I had a... suboptimal experience with SQLite's FTS, so here it is for others: match queries don't work with `OR` conditions. You have to do this work around:
WHERE
fa.rowid IN (SELECT rowid FROM address_fts WHERE address_fts MATCH 'google')
OR
ta.rowid IN (SELECT rowid FROM address_fts WHERE address_fts MATCH 'google')
I'm building a search feature for my app, that parses a user's search query (a la Github search) and returns relevant results. Generating the above workaround SQL on the fly is just... ulgh.
It isn't made clear in the repo but what this is doing [1] is a small amount of code to glue SQLite's tokenizer API to the Rust unicode-segmentation crate [2] which in turn is using the TR-29 algorithm with generated tables [3].
Stemmers tend to cover English and a few Europeanish languages only. For example you can see what snowball covers here [1] while NLTK has some more [2].
What you may find useful is unidecode that transliterates Unicode to ASCII similar sounds. There are packages available for most programming languages, with the original being on Perl. I highly recommend reading the original article describing how it works. My practical experience is that is fairly good for text searching, producing reasonable results.
Just pass both the content and query through unidecode and some simple filter that removes stop words and cruft in the content, works wonders for autocomplete. Applying that idea to true full-text search is somewhat more involved (you have to somehow produce a stemmer that works on the output of unidecode), but doable and it works.
I hadn't seen that tokenizer and it's really great that they open sourced it because not supporting CJK languages out of the box is one of the major issues with sqlite fts.
I think this also shows why a standard third party distribution of sqlite is needed so that extensions like this can be included with the sqlite binaries provided with bindings for other languages
The problem with doing CJK and other languages properly is that you need a lot of data lookup tables. As an example Python has a unicodedata module with several tables available, but not enough to implement word splitting. It is compiled code and 1.2MB in size.
The ICU C library does include all the tables and algorithms, which are 30MB compiled data plus 12MB of compiled code. Run through gzip the compiled data becomes 12MB giving a reasonable minimum bound. This gives an idea of the payload that would have to be included if you want up to date Unicode definitions, or to be included in base images.
SQLite does have optional integration with ICU, but it doesn't cover segmentation.
> The problem with doing CJK and other languages properly is that you need a lot of data lookup tables
Hmm.. My impression is that with other search software, just splitting CJK text into bigrams often works well enough for a lot of things, but I guess because sqlite FTS doesn't allow fuzzy searches where it returns the best ranked results even if they don't include all the input tokens, that might not work.
Perhaps a good compromise would be to figure out a way to include an extension by default that requires the additional data lookup tables for CJK support to be loaded at runtime if required? That way the binary sqlite distribution could still be standardized, since loading custom binary extensions isn't really that convenient if you're using a language other than c and trying to build binaries for multiple platforms.

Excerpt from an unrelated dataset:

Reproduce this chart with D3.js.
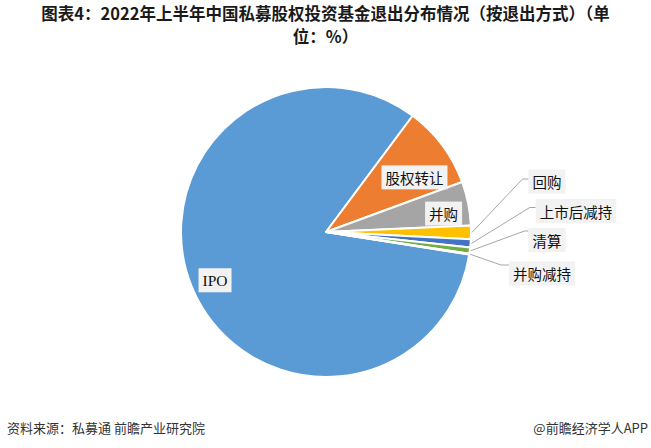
<!DOCTYPE html>
<html>
<head>
<meta charset="utf-8">
<script src="https://cdn.jsdelivr.net/npm/d3@7"></script>
<style>
  html, body { margin: 0; padding: 0; background: #fff; }
  svg { display: block; }
</style>
</head>
<body>
<svg id="chart" width="651" height="448"></svg>
<script>
// ---- data ----
const categories = ["IPO", "股权转让", "并购", "回购", "上市后减持", "清算", "并购减持"];
const values = [82.7, 9.2, 4.9, 1.5, 0.9, 0.7, 0.1];
const colors = ["#5B9BD5", "#ED7D31", "#A5A5A5", "#FFC000", "#4472C4", "#70AD47", "#255E91"];
const titleLines = ["图表4：2022年上半年中国私募股权投资基金退出分布情况（按退出方式）（单", "位：%）"];
const sourceText = "资料来源：私募通 前瞻产业研究院";
const creditText = "@前瞻经济学人APP";

// ---- layout ----
const W = 651, H = 448;
const cx = 326, cy = 232, R = 145;
const firstSliceEndDeg = 36.7; // where the IPO slice ends (clockwise from 12 o'clock)
const labelPlace = [
  { type: "in", r: 121, a: 246.5, font: "serif" },
  { type: "in", r: 104, a: 58.3 },
  { type: "in", r: 119, a: 81.1 },
  { type: "out", dx: 221, dy: -50.5, ly: -2.5, elbow: 6 },
  { type: "out", dx: 250, dy: -21, ly: -3.5, elbow: 6 },
  { type: "out", dx: 221, dy: 8, ly: -9, elbow: 4 },
  { type: "out", dx: 216, dy: 41.5, ly: -8.5, elbow: 8 }
];

const svg = d3.select("#chart");
const toRad = d => d * Math.PI / 180;

// title
svg.append("g").selectAll("text").data(titleLines).join("text")
  .attr("x", W / 2).attr("y", (d, i) => 20 + i * 23)
  .attr("text-anchor", "middle")
  .attr("font-family", "'Noto Sans CJK SC', sans-serif")
  .attr("font-weight", "bold").attr("font-size", 16.5)
  .attr("fill", "#1a1a1a")
  .text(d => d);

// pie
const total = d3.sum(values);
const start = toRad(firstSliceEndDeg) - (values[0] / total) * 2 * Math.PI;
const pie = d3.pie().sort(null).value(d => d.v)
  .startAngle(start).endAngle(start + 2 * Math.PI);
const data = categories.map((c, i) => ({ c, v: values[i], i }));
const arcs = pie(data);
const arc = d3.arc().innerRadius(0).outerRadius(R);

const g = svg.append("g").attr("transform", `translate(${cx},${cy})`);
g.selectAll("path").data(arcs).join("path")
  .attr("d", arc)
  .attr("fill", d => colors[d.data.i])
  .attr("stroke", "#fff").attr("stroke-width", 2).attr("stroke-linejoin", "round");

// labels
const fontSize = 14.5;
const lab = g.append("g");
arcs.forEach((d, i) => {
  const p = labelPlace[i];
  let x, y;
  if (p.type === "in") {
    x = p.r * Math.sin(toRad(p.a));
    y = -p.r * Math.cos(toRad(p.a));
  } else {
    x = p.dx; y = p.dy;
  }
  const t = lab.append("text")
    .attr("x", x).attr("y", y)
    .attr("text-anchor", "middle").attr("dominant-baseline", "central")
    .attr("font-family", p.font === "serif" ? "'Liberation Serif', serif" : "'Noto Sans CJK SC', sans-serif")
    .attr("font-size", p.font === "serif" ? 15.5 : fontSize)
    .attr("fill", "#111")
    .text(d.data.c);
  const bb = t.node().getBBox();
  const padX = 4, bh = 24;
  lab.insert("rect", () => t.node())
    .attr("x", x - bb.width / 2 - padX).attr("y", y - bh / 2)
    .attr("width", bb.width + 2 * padX).attr("height", bh)
    .attr("fill", "#f2f2f2");
  if (p.type === "out") {
    const mid = (d.startAngle + d.endAngle) / 2;
    const sx = (R + 1) * Math.sin(mid), sy = -(R + 1) * Math.cos(mid);
    const bx = x - bb.width / 2 - padX;
    const byy = y + p.ly;
    lab.insert("path", "rect")
      .attr("d", `M${sx},${sy}L${bx - p.elbow},${byy}L${bx},${byy}`)
      .attr("fill", "none").attr("stroke", "#a6a6a6").attr("stroke-width", 1);
  }
});

// footer
svg.append("text").attr("x", 7).attr("y", 427)
  .attr("dominant-baseline", "central")
  .attr("font-family", "'Noto Sans CJK SC', sans-serif").attr("font-size", 13)
  .attr("fill", "#333").text(sourceText);
svg.append("text").attr("x", 648).attr("y", 427)
  .attr("dominant-baseline", "central").attr("text-anchor", "end")
  .attr("font-family", "'Noto Sans CJK SC', sans-serif").attr("font-size", 13)
  .attr("fill", "#333").text(creditText);
</script>
</body>
</html>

Unfortunately, it doesn't seem like the creators of sqlite are that interested in solving this problem since theoretically you can just use extensions to do whatever you need.
Problem with bigrams is that it will create a lot of nonwords. In the example given 你好世界 we’d get one bigram 好世 which no one is going to be looking for. Lots of wasted space in the index.
> Unfortunately, it doesn't seem like the creators of sqlite are that interested in solving this problem since theoretically you can just use extensions to do whatever you need.
Small. Fast. Reliable. Choose any three. :)
> sqlite FTS doesn't allow fuzzy searches where it returns the best ranked results even if they don't include all the input tokens
I'm busy updating my Python SQLite extension with full text search and this is one of things I'll be addressing. You can do a fuzzy search by having the query OR all tokens for the match, and then use a ranking function to figure out an appropriate score.
I'm also doing other things like query expansion (find statistically similar search terms), and other issues like spelling correction (playystation -> playstation), split tokens (noone -> no one), combining (play station -> playstation), larger tokens (one -> gone, phone, opponent).
> I'm busy updating my Python SQLite extension with full text search and this is one of things I'll be addressing. You can do a fuzzy search by having the query OR all tokens for the match, and then use a ranking function to figure out an appropriate score.
> I'm also doing other things like query expansion (find statistically similar search terms), and other issues like spelling correction (playystation -> playstation), split tokens (noone -> no one), combining (play station -> playstation), larger tokens (one -> gone, phone, opponent).
That's nice but it just seems unfortunate that people have to keep reimplementing this stuff in different languages on top of sqlite
I'm building a search feature for my app, that parses a user's search query (a la Github search) and returns relevant results. Generating the above workaround SQL on the fly is just... ulgh.